┌──
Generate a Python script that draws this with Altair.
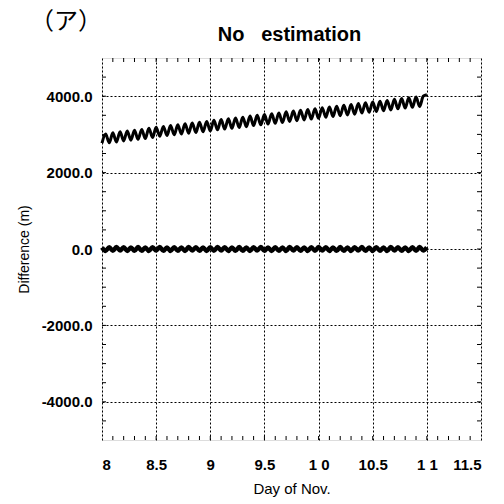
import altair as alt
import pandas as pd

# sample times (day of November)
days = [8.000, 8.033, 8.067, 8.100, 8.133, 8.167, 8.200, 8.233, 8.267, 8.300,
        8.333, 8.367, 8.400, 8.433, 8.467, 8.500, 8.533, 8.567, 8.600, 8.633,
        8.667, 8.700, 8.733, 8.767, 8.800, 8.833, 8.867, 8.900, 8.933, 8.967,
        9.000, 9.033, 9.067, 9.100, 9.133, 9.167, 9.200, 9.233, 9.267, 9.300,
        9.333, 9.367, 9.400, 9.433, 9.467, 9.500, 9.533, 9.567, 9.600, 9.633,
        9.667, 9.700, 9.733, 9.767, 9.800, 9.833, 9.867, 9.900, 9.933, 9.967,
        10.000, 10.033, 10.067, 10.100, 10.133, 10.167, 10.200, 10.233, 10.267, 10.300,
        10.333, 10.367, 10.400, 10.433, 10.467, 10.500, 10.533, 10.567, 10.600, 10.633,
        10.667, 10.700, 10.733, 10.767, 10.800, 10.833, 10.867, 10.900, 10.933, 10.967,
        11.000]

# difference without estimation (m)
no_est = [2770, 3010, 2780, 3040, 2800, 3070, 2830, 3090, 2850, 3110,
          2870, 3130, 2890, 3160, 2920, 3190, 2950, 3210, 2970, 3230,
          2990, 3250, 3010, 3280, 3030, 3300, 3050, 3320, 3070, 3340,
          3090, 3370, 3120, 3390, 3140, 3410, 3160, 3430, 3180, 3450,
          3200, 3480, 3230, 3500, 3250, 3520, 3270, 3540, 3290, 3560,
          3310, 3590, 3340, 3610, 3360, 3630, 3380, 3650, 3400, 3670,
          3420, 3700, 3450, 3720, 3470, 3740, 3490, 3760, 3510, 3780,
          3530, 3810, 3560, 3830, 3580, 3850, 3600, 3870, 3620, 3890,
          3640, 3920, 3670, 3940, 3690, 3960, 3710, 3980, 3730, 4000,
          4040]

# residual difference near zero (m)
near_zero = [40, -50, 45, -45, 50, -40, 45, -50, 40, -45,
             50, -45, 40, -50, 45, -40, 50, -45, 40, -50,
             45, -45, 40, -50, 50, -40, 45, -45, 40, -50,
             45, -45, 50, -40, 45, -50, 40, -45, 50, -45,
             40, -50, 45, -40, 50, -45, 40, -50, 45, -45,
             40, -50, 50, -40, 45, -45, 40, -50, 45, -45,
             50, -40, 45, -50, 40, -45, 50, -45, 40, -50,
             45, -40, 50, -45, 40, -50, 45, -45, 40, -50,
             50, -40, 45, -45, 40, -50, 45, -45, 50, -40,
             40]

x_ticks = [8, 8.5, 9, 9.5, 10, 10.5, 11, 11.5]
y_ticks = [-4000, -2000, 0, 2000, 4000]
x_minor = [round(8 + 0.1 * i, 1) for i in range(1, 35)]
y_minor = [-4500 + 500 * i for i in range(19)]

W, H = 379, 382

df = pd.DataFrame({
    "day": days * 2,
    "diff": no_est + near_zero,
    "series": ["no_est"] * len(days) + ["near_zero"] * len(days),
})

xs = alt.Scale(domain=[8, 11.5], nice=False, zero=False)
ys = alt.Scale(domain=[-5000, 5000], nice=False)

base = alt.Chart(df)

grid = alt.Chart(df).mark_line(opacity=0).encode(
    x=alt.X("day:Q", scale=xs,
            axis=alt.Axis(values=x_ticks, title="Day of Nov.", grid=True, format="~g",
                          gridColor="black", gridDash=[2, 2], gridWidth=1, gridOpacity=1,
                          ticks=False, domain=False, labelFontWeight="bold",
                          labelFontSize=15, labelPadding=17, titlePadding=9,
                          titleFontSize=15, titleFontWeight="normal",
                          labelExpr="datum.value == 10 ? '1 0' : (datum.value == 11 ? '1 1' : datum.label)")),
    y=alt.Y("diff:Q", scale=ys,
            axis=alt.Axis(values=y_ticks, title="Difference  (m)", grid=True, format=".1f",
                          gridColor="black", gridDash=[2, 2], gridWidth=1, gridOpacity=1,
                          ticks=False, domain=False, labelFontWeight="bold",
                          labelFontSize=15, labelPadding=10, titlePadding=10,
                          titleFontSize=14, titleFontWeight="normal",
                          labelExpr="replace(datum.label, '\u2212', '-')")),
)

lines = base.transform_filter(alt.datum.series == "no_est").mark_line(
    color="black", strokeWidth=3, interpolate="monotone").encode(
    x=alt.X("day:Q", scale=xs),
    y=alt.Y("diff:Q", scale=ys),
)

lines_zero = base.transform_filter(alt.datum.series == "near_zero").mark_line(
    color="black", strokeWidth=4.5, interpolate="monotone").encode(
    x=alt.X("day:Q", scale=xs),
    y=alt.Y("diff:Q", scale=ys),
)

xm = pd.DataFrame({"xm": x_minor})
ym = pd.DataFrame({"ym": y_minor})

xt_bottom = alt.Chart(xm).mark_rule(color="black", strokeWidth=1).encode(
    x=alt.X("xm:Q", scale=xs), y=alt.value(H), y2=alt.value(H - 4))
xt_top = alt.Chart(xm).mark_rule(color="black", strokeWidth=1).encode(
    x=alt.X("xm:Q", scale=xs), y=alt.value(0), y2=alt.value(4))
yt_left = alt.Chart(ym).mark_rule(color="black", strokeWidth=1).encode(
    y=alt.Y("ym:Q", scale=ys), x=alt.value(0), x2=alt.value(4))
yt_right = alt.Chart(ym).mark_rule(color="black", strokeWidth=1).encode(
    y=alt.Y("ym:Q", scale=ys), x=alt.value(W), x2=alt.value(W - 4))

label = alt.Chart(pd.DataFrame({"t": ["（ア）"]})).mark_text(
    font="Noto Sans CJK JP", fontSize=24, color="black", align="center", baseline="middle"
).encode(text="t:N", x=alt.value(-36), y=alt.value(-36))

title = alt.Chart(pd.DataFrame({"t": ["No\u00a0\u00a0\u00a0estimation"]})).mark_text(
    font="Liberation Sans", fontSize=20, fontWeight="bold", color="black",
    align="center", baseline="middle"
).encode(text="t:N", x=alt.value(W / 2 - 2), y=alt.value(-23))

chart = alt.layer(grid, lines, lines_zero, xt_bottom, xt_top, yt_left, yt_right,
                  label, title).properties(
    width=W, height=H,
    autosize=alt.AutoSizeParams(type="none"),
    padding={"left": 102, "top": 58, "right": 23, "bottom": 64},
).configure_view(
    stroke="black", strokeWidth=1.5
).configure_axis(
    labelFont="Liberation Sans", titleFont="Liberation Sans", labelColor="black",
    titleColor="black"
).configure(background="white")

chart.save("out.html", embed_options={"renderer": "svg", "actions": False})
└──
TASK TO COMPLETE: Return exactly what appears from the opening line of the material through the line with "import pandas as pd", apart from the pictures.

SOLUTION TO THE EXERCISE:
Generate a Python script that draws this with Altair.
import altair as alt
import pandas as pd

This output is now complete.